Graphdiyene enables ultrafine Cu nanoparticles to selectively reduce CO₂ to C₂₊ products

Reducing the size of heterogeneous nanocatalysts is generally conducive to improving their atomic utilization and activities in various catalytic reactions. However, this strategy has proven less effective for Cu-based electrocatalysts for the reduction of CO₂ to multicarbon (C₂₊) products, owing to the overly strong binding of intermediates on small-sized (< 15 nm) Cu nanoparticles (NPs).

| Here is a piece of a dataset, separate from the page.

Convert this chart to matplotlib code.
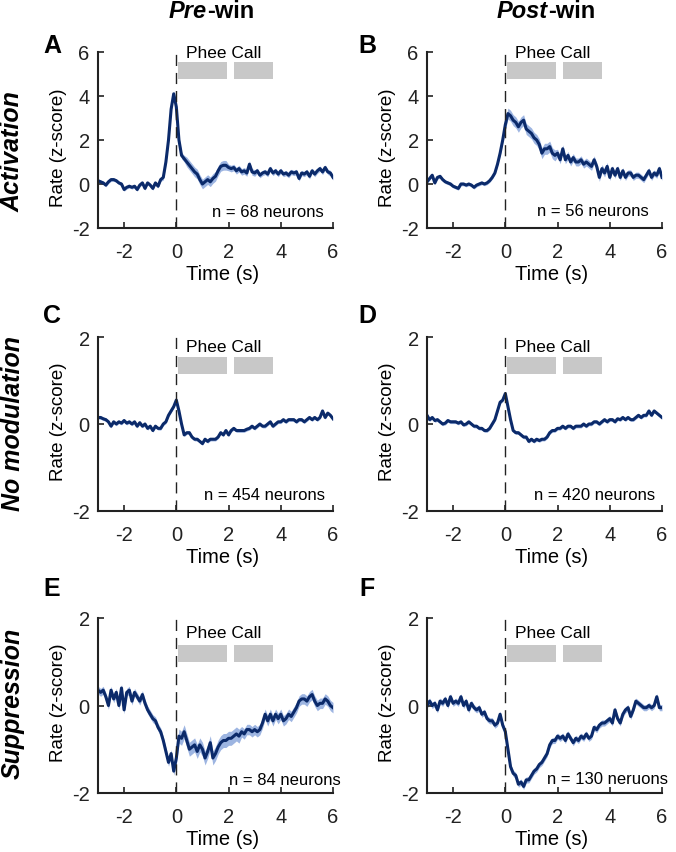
import numpy as np
import matplotlib
matplotlib.use('Agg')
import matplotlib.pyplot as plt

plt.rcParams['font.family'] = ['Liberation Sans', 'DejaVu Sans']
plt.rcParams['axes.unicode_minus'] = False

# eje de tiempo (s), bins de 0.1 s
t = np.round(np.arange(-30, 61) / 10.0, 1)

# A: activacion, pre-win
act_pre = [0.15, 0.10, 0.05, -0.05, 0.10, 0.20, 0.20, 0.15, 0.05, 0.00,
           -0.25, -0.15, -0.10, -0.15, -0.10, -0.25, -0.05, 0.05, -0.20, 0.05,
           -0.05, -0.20, 0.05, -0.10, 0.20, 0.30, 1.00, 2.00, 3.40, 4.10,
           3.50, 2.00, 1.30, 1.15, 1.00, 0.85, 0.70, 0.55, 0.45, 0.20,
           0.00, 0.10, 0.20, 0.10, 0.25, 0.35, 0.60, 0.80, 0.85, 0.85,
           0.75, 0.70, 0.75, 0.60, 0.70, 0.55, 0.60, 0.50, 0.90, 0.55,
           0.50, 0.60, 0.40, 0.50, 0.55, 0.45, 0.70, 0.50, 0.60, 0.45,
           0.60, 0.45, 0.50, 0.40, 0.55, 0.50, 0.55, 0.25, 0.50, 0.45,
           0.55, 0.35, 0.60, 0.45, 0.60, 0.70, 0.55, 0.75, 0.55, 0.50,
           0.30]
act_pre_sem = [0.08] * 25 + [0.12] * 5 + [0.15] * 4 + [0.22] * 16 + [0.15] * 11 + [0.12] * 30

# B: activacion, post-win
act_post = [0.10, 0.25, 0.40, 0.05, 0.30, 0.35, 0.20, 0.10, 0.05, 0.00,
            -0.10, -0.15, -0.20, 0.00, 0.00, -0.05, 0.00, -0.05, -0.15, -0.05,
            0.00, 0.05, 0.00, 0.05, 0.15, 0.30, 0.50, 0.90, 1.40, 2.00,
            2.70, 3.20, 3.10, 2.90, 2.80, 2.60, 2.80, 2.90, 2.50, 2.40,
            2.30, 2.10, 2.00, 1.80, 1.40, 1.60, 1.60, 1.70, 1.40, 1.30,
            1.40, 1.10, 1.60, 1.10, 1.30, 1.00, 1.20, 1.00, 1.00, 1.10,
            0.90, 1.00, 0.90, 0.80, 1.10, 0.80, 0.30, 0.70, 0.50, 0.80,
            0.30, 0.70, 0.40, 0.70, 0.30, 0.60, 0.30, 0.50, 0.50, 0.30,
            0.40, 0.40, 0.30, 0.20, 0.40, 0.60, 0.30, 0.50, 0.40, 0.70,
            0.30]
act_post_sem = [0.08] * 28 + [0.12] * 2 + [0.25] * 20 + [0.18] * 20 + [0.14] * 21

# C: sin modulacion, pre-win
nomod_pre = [0.15, 0.15, 0.12, 0.10, 0.05, -0.05, 0.05, 0.00, 0.05, 0.02,
             0.08, 0.02, 0.05, 0.00, 0.05, -0.05, 0.03, -0.05, 0.00, -0.10,
             -0.05, -0.15, -0.05, -0.10, -0.10, 0.00, 0.05, 0.20, 0.30, 0.40,
             0.55, 0.30, 0.00, -0.25, -0.20, -0.20, -0.30, -0.35, -0.35, -0.40,
             -0.45, -0.35, -0.40, -0.35, -0.35, -0.35, -0.30, -0.20, -0.25, -0.15,
             -0.25, -0.15, -0.10, -0.15, -0.15, -0.15, -0.15, -0.12, -0.10, -0.05,
             -0.10, -0.05, 0.00, -0.05, -0.05, 0.00, 0.05, -0.05, 0.00, 0.05,
             0.05, 0.10, 0.05, 0.10, 0.10, 0.10, 0.05, 0.10, 0.10, 0.05,
             0.10, 0.15, 0.10, 0.15, 0.10, 0.15, 0.30, 0.15, 0.25, 0.20,
             0.12]
nomod_pre_sem = [0.04] * 91

# D: sin modulacion, post-win
nomod_post = [0.20, 0.10, 0.15, 0.08, 0.10, 0.05, 0.00, 0.02, 0.08, 0.05,
              0.05, 0.05, 0.02, 0.05, -0.02, 0.00, 0.05, 0.00, -0.05, -0.05,
              -0.10, -0.10, -0.15, -0.15, -0.10, 0.00, 0.10, 0.30, 0.50, 0.55,
              0.70, 0.40, 0.10, -0.15, -0.20, -0.20, -0.25, -0.30, -0.30, -0.40,
              -0.35, -0.40, -0.35, -0.38, -0.35, -0.35, -0.30, -0.20, -0.15, -0.15,
              -0.10, -0.10, -0.05, -0.10, -0.05, -0.05, -0.10, -0.05, -0.05, -0.05,
              0.00, -0.05, 0.00, 0.00, 0.05, 0.05, 0.00, 0.05, 0.10, 0.05,
              0.10, 0.10, 0.05, 0.12, 0.10, 0.15, 0.10, 0.15, 0.10, 0.10,
              0.15, 0.20, 0.15, 0.20, 0.20, 0.30, 0.20, 0.30, 0.25, 0.20,
              0.15]
nomod_post_sem = [0.04] * 91

# E: supresion, pre-win
sup_pre = [0.35, 0.30, 0.35, 0.20, 0.00, 0.35, 0.15, 0.30, 0.00, 0.40,
           -0.10, 0.30, 0.35, 0.10, 0.30, 0.20, 0.10, 0.25, 0.05, -0.10,
           -0.20, -0.30, -0.35, -0.50, -0.60, -0.80, -1.05, -1.30, -1.10, -1.50,
           -1.20, -0.70, -0.75, -0.60, -0.80, -1.00, -0.95, -0.90, -1.05, -0.90,
           -1.00, -1.20, -1.05, -0.85, -1.20, -1.10, -0.95, -0.85, -0.80, -0.80,
           -0.75, -0.75, -0.70, -0.65, -0.70, -0.60, -0.65, -0.55, -0.55, -0.60,
           -0.55, -0.60, -0.55, -0.40, -0.20, -0.35, -0.20, -0.35, -0.20, -0.30,
           -0.20, -0.35, -0.30, -0.20, -0.25, -0.15, -0.05, 0.10, 0.15, 0.15,
           0.10, 0.20, 0.25, 0.10, 0.00, 0.05, 0.05, 0.15, 0.10, 0.00,
           -0.05]
sup_pre_sem = [0.09] * 30 + [0.16] * 25 + [0.12] * 36

# F: supresion, post-win
sup_post = [0.00, 0.10, 0.00, 0.05, -0.10, 0.10, 0.05, 0.15, 0.00, 0.20,
            0.05, 0.10, 0.05, 0.20, 0.00, 0.10, -0.10, 0.05, -0.05, -0.10,
            -0.05, -0.20, -0.15, -0.30, -0.35, -0.35, -0.45, -0.40, -0.20, -0.45,
            -0.60, -1.00, -1.40, -1.55, -1.60, -1.80, -1.75, -1.85, -1.70, -1.70,
            -1.60, -1.50, -1.45, -1.35, -1.30, -1.20, -1.10, -0.90, -0.80, -0.80,
            -0.70, -0.75, -0.70, -0.80, -0.65, -0.75, -0.85, -0.75, -0.80, -0.70,
            -0.75, -0.65, -0.75, -0.70, -0.50, -0.55, -0.45, -0.40, -0.40, -0.35,
            -0.30, -0.40, -0.10, -0.30, -0.40, -0.20, -0.10, -0.05, -0.25, -0.10,
            0.10, 0.05, 0.00, -0.05, -0.05, 0.00, -0.05, 0.00, 0.20, -0.05,
            -0.05]
sup_post_sem = [0.07] * 91

series = [act_pre, act_post, nomod_pre, nomod_post, sup_pre, sup_post]
sems = [act_pre_sem, act_post_sem, nomod_pre_sem, nomod_post_sem, sup_pre_sem, sup_post_sem]
letras = ['A', 'B', 'C', 'D', 'E', 'F']
n_textos = ['n = 68 neurons', 'n = 56 neurons', 'n = 454 neurons', 'n = 420 neurons',
            'n = 84 neurons', 'n = 130 neruons']
n_x = [1.37, 1.21, 1.06, 1.10, 2.0, 1.6]
n_y = [-1.23, -1.20, -1.63, -1.63, -1.70, -1.68]
filas = ['Activation', 'No modulation', 'Suppression']
ylims = [(-2, 6), (-2, 2), (-2, 2)]
yticks = [[-2, 0, 2, 4, 6], [-2, 0, 2], [-2, 0, 2]]
barra_y = [(4.77, 5.55), (1.14, 1.53), (0.99, 1.38)]
phee_y = [6.0, 1.79, 1.67]
ylab_y = [0.46, 0.52, 0.52]
barras_x = [(0.05, 1.93), (2.2, 3.72)]

linea = '#0b2a6a'
banda = '#7d9cd8'

fig = plt.figure(figsize=(6.76, 8.53), dpi=100)
W, H = 676.0, 853.0
lefts = [98, 427]
rows = [(53, 229), (338, 512), (619, 794)]

for i in range(6):
    r, c = i // 2, i % 2
    top, bot = rows[r]
    ax = fig.add_axes([lefts[c] / W, 1 - bot / H, 235 / W, (bot - top) / H])
    y = np.array(series[i])
    s = np.array(sems[i])
    ax.fill_between(t, y - s, y + s, color=banda, alpha=0.75, lw=0)
    ax.plot(t, y, color=linea, lw=2.2)
    ax.axvline(0, color='#222222', lw=1.0, ls=(0, (8, 5)))
    b0, b1 = barra_y[r]
    for x0, x1 in barras_x:
        ax.add_patch(plt.Rectangle((x0, b0), x1 - x0, b1 - b0, color='#c8c8c8', lw=0, zorder=3))
    ax.text(1.82, phee_y[r], 'Phee Call', ha='center', va='center', fontsize=12.5)
    ax.text(n_x[i], n_y[i], n_textos[i], ha='left', va='center', fontsize=12, clip_on=False)
    ax.set_xlim(-3, 6)
    ax.set_ylim(*ylims[r])
    ax.set_xticks([-2, 0, 2, 4, 6])
    ax.set_yticks(yticks[r])
    for sp in ['top', 'right']:
        ax.spines[sp].set_visible(False)
    for sp in ['left', 'bottom']:
        ax.spines[sp].set_linewidth(1.5)
        ax.spines[sp].set_color('#222222')
    ax.tick_params(direction='in', length=4, width=1.2, labelsize=14.5, colors='#222222')
    ax.tick_params(axis='x', pad=10)
    ax.tick_params(axis='y', pad=6)
    ax.set_xlabel('Time (s)', fontsize=14.5, va='center')
    ax.xaxis.set_label_coords(0.53, -0.26)
    ax.set_ylabel('Rate (z-score)', fontsize=13.5, va='center')
    ax.yaxis.set_label_coords(-0.17, ylab_y[r])
    letra_x = [52, 367][c]
    letra_y = [46, 316, 589][r]
    fig.text(letra_x / W, 1 - letra_y / H, letras[i], fontsize=18, fontweight='bold',
             ha='center', va='center')

# etiquetas de filas
for r, nombre in enumerate(filas):
    yc = [152, 424, 703][r]
    fig.text(13 / W, 1 - yc / H, nombre, rotation=90, fontsize=18, fontweight='bold',
             fontstyle='italic', ha='center', va='center')

# titulos de columnas
fig.text(207 / W, 1 - 12 / H, 'Pre', fontsize=17, fontweight='bold', fontstyle='italic',
         ha='right', va='center')
fig.text(207 / W, 1 - 12 / H, '-win', fontsize=17, fontweight='bold', ha='left', va='center')
fig.text(548 / W, 1 - 12 / H, 'Post', fontsize=17, fontweight='bold', fontstyle='italic',
         ha='right', va='center')
fig.text(548 / W, 1 - 12 / H, '-win', fontsize=17, fontweight='bold', ha='left', va='center')

fig.savefig('out.png', dpi=100)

Herein, by incorporating pyrenyl-graphdiyne (Pyr-GDY), we successfully endowed ultrafine (~ 2 nm) Cu NPs with a significantly elevated selectivity for CO₂-to-C₂₊ conversion. The Pyr-GDY can not only help to relax the overly strong binding between adsorbed H^* and CO^* intermediates on Cu NPs by tailoring the d-band center of the catalyst, but also stabilize the ultrafine Cu NPs through the high affinity between alkyne moieties and Cu NPs. The resulting Pyr-GDY-Cu composite catalyst gave a Faradic efficiency (FE) for C₂₊ products up to 74%, significantly higher than those of support-free Cu NPs (C₂₊ FE, ~ 2%), carbon nanotube-supported Cu NPs (CNT-Cu, C₂₊ FE, ~ 18%), graphene oxide-supported Cu NPs (GO-Cu, C₂₊ FE, ~ 8%), and other reported ultrafine Cu NPs. Our results demonstrate the critical influence of graphdiyne on the selectivity of Cu-catalyzed CO₂ electroreduction, and showcase the prospect for ultrafine Cu NPs catalysts to convert CO₂ into value-added C₂₊ products.